TASK PROMPT: Return exactly the listing's lines, from its first line to the line holding "137,215 137,211 146,218", ends included.

SUPPLIED MATERIAL:
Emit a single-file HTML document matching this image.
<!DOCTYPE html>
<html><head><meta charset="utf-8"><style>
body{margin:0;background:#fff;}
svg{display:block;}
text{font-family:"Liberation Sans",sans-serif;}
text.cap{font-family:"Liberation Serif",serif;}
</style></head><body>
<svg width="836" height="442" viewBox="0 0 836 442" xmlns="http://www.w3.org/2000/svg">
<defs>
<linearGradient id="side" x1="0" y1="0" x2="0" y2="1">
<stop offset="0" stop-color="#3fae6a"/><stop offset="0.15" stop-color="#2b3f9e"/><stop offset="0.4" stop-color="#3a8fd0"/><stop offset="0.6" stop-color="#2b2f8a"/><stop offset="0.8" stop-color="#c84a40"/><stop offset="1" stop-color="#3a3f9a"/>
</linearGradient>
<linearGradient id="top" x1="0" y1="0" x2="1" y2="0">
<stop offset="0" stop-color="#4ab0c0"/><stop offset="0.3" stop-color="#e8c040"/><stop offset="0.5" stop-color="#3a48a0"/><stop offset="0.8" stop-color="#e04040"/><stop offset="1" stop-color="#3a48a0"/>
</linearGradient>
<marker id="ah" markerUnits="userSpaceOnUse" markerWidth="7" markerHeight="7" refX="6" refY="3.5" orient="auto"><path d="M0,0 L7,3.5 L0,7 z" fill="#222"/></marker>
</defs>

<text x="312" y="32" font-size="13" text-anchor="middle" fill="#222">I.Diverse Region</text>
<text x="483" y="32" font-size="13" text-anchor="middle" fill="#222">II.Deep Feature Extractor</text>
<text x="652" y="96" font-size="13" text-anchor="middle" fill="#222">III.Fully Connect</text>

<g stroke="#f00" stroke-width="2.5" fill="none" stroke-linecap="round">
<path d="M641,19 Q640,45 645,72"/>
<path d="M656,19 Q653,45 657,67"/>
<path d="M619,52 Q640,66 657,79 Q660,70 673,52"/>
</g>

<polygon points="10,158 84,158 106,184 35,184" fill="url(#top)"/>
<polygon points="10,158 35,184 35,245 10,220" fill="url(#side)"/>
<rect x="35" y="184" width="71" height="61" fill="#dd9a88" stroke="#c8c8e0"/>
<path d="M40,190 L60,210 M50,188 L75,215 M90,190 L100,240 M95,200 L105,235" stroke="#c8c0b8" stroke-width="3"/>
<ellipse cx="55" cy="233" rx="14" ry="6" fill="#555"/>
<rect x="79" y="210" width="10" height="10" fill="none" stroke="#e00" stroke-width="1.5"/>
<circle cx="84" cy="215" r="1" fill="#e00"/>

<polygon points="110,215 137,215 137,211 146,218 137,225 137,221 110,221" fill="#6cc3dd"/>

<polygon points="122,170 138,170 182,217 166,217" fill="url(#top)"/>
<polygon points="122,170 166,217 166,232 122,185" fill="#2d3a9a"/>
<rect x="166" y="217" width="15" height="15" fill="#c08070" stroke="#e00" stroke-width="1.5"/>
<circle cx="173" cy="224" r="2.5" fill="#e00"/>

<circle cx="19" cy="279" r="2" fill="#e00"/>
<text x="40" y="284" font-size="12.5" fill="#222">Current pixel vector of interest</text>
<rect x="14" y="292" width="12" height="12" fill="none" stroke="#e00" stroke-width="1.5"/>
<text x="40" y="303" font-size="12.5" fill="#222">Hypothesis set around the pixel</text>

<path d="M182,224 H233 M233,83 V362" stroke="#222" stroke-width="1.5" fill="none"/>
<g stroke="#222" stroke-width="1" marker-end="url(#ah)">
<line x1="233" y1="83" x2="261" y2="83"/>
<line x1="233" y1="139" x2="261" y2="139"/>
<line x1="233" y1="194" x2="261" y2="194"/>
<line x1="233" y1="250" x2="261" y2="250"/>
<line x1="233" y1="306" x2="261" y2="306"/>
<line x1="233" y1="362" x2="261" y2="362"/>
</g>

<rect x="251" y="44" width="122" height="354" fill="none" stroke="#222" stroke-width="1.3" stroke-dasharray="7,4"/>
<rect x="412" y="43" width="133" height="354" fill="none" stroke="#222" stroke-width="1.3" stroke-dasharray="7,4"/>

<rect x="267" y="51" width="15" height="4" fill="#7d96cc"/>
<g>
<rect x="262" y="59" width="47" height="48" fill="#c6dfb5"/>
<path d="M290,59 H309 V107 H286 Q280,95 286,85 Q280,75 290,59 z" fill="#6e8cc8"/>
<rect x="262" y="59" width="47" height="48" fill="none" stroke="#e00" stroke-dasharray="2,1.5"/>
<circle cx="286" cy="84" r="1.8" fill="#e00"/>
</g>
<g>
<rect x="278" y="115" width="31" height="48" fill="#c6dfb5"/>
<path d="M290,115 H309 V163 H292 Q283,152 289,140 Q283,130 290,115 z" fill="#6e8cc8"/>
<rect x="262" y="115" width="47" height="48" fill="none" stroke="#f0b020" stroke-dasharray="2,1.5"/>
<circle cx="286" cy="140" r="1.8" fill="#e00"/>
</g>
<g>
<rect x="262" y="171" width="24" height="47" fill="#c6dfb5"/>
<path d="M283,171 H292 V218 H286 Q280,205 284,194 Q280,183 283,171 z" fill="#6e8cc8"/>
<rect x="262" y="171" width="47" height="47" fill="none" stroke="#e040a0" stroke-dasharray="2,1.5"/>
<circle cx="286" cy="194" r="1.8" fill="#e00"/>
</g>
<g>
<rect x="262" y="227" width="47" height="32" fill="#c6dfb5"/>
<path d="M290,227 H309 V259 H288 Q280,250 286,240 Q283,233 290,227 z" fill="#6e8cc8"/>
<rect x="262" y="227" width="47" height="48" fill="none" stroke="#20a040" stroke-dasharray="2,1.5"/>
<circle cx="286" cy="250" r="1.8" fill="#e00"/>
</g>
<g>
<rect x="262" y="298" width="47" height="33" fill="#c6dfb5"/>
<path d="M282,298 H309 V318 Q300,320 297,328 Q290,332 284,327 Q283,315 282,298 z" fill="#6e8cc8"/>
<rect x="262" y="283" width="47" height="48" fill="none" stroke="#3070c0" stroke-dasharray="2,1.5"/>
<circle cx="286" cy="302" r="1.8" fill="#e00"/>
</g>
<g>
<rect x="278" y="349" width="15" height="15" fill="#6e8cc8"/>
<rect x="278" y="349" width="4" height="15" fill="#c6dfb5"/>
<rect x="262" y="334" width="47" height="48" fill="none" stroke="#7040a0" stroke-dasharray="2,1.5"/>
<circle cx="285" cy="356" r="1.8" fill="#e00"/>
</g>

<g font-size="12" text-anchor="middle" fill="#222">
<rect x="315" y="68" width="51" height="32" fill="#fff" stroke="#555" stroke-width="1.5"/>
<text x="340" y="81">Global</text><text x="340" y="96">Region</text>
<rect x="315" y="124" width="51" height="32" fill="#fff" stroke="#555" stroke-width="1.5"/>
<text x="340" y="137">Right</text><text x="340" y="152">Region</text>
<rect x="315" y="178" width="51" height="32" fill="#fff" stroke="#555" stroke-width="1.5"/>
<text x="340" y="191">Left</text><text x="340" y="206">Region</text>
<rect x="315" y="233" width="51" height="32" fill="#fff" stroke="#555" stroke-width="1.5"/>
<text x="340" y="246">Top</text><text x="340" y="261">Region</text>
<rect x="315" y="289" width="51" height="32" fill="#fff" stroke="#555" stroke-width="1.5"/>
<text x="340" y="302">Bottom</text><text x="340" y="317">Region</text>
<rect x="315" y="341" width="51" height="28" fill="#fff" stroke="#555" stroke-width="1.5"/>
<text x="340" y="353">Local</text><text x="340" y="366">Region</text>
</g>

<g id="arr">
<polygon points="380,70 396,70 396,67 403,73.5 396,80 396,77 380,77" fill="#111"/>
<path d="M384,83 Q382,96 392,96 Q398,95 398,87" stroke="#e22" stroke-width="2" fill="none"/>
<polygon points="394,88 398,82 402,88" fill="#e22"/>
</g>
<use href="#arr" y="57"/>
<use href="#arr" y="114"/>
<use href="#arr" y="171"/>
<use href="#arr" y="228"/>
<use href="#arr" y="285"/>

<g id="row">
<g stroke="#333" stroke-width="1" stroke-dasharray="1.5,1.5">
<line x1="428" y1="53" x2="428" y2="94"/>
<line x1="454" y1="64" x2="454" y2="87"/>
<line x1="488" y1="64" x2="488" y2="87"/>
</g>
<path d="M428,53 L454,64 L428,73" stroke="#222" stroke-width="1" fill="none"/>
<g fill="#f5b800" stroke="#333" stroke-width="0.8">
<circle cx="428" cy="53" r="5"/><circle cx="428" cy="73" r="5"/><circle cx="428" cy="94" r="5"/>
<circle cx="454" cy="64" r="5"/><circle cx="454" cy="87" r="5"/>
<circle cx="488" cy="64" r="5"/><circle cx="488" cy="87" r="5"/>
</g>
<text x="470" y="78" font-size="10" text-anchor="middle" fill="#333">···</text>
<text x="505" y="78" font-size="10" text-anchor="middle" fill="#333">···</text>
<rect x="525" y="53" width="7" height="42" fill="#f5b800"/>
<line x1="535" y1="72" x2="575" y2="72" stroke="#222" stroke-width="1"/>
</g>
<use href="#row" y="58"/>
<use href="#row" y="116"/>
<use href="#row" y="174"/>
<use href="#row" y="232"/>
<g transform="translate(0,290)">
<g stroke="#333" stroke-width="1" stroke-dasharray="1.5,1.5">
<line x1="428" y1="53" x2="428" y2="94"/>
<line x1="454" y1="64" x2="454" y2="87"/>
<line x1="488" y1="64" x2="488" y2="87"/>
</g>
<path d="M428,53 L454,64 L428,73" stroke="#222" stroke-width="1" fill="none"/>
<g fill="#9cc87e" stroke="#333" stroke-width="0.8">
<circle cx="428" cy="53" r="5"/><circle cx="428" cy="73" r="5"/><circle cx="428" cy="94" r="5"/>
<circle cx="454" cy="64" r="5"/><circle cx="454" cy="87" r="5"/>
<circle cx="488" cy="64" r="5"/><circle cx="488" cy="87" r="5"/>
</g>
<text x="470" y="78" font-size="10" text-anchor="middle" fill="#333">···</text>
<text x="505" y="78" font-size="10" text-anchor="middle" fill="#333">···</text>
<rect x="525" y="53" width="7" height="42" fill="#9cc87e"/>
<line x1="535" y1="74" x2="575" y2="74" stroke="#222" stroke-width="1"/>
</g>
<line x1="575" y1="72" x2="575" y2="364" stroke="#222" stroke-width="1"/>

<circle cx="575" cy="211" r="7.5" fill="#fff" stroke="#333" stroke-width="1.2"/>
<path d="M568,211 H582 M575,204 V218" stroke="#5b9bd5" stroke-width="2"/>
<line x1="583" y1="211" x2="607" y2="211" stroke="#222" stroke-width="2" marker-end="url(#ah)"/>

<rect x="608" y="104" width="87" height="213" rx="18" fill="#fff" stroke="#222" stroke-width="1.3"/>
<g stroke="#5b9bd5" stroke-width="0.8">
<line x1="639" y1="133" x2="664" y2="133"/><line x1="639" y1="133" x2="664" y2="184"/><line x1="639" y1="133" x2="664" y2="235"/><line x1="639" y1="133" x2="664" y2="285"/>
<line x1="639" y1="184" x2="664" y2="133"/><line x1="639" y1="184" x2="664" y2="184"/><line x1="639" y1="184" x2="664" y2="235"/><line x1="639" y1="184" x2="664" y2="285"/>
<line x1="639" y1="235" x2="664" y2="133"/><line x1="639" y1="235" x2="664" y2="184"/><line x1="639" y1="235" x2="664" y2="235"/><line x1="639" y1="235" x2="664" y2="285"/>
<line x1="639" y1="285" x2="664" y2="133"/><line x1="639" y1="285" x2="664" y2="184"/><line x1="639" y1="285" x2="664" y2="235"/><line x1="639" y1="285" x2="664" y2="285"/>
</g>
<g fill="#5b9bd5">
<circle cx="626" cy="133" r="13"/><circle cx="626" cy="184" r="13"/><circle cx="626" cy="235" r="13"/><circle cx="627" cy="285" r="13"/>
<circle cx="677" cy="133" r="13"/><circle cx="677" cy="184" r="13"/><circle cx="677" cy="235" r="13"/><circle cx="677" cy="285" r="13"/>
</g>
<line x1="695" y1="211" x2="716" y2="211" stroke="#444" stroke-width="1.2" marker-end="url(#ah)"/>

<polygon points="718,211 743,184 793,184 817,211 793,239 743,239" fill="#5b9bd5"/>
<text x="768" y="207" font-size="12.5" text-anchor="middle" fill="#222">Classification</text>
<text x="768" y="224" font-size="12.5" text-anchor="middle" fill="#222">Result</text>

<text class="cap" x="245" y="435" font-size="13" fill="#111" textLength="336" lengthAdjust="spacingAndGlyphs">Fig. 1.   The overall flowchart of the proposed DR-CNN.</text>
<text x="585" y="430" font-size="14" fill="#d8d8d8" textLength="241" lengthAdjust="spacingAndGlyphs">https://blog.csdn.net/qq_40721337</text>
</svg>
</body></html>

WRITTEN RESPONSE:
Emit a single-file HTML document matching this image.
<!DOCTYPE html>
<html><head><meta charset="utf-8"><style>
body{margin:0;background:#fff;}
svg{display:block;}
text{font-family:"Liberation Sans",sans-serif;}
text.cap{font-family:"Liberation Serif",serif;}
</style></head><body>
<svg width="836" height="442" viewBox="0 0 836 442" xmlns="http://www.w3.org/2000/svg">
<defs>
<linearGradient id="side" x1="0" y1="0" x2="0" y2="1">
<stop offset="0" stop-color="#3fae6a"/><stop offset="0.15" stop-color="#2b3f9e"/><stop offset="0.4" stop-color="#3a8fd0"/><stop offset="0.6" stop-color="#2b2f8a"/><stop offset="0.8" stop-color="#c84a40"/><stop offset="1" stop-color="#3a3f9a"/>
</linearGradient>
<linearGradient id="top" x1="0" y1="0" x2="1" y2="0">
<stop offset="0" stop-color="#4ab0c0"/><stop offset="0.3" stop-color="#e8c040"/><stop offset="0.5" stop-color="#3a48a0"/><stop offset="0.8" stop-color="#e04040"/><stop offset="1" stop-color="#3a48a0"/>
</linearGradient>
<marker id="ah" markerUnits="userSpaceOnUse" markerWidth="7" markerHeight="7" refX="6" refY="3.5" orient="auto"><path d="M0,0 L7,3.5 L0,7 z" fill="#222"/></marker>
</defs>

<text x="312" y="32" font-size="13" text-anchor="middle" fill="#222">I.Diverse Region</text>
<text x="483" y="32" font-size="13" text-anchor="middle" fill="#222">II.Deep Feature Extractor</text>
<text x="652" y="96" font-size="13" text-anchor="middle" fill="#222">III.Fully Connect</text>

<g stroke="#f00" stroke-width="2.5" fill="none" stroke-linecap="round">
<path d="M641,19 Q640,45 645,72"/>
<path d="M656,19 Q653,45 657,67"/>
<path d="M619,52 Q640,66 657,79 Q660,70 673,52"/>
</g>

<polygon points="10,158 84,158 106,184 35,184" fill="url(#top)"/>
<polygon points="10,158 35,184 35,245 10,220" fill="url(#side)"/>
<rect x="35" y="184" width="71" height="61" fill="#dd9a88" stroke="#c8c8e0"/>
<path d="M40,190 L60,210 M50,188 L75,215 M90,190 L100,240 M95,200 L105,235" stroke="#c8c0b8" stroke-width="3"/>
<ellipse cx="55" cy="233" rx="14" ry="6" fill="#555"/>
<rect x="79" y="210" width="10" height="10" fill="none" stroke="#e00" stroke-width="1.5"/>
<circle cx="84" cy="215" r="1" fill="#e00"/>

<polygon points="110,215 137,215 137,211 146,218 137,225 137,221 110,221" fill="#6cc3dd"/>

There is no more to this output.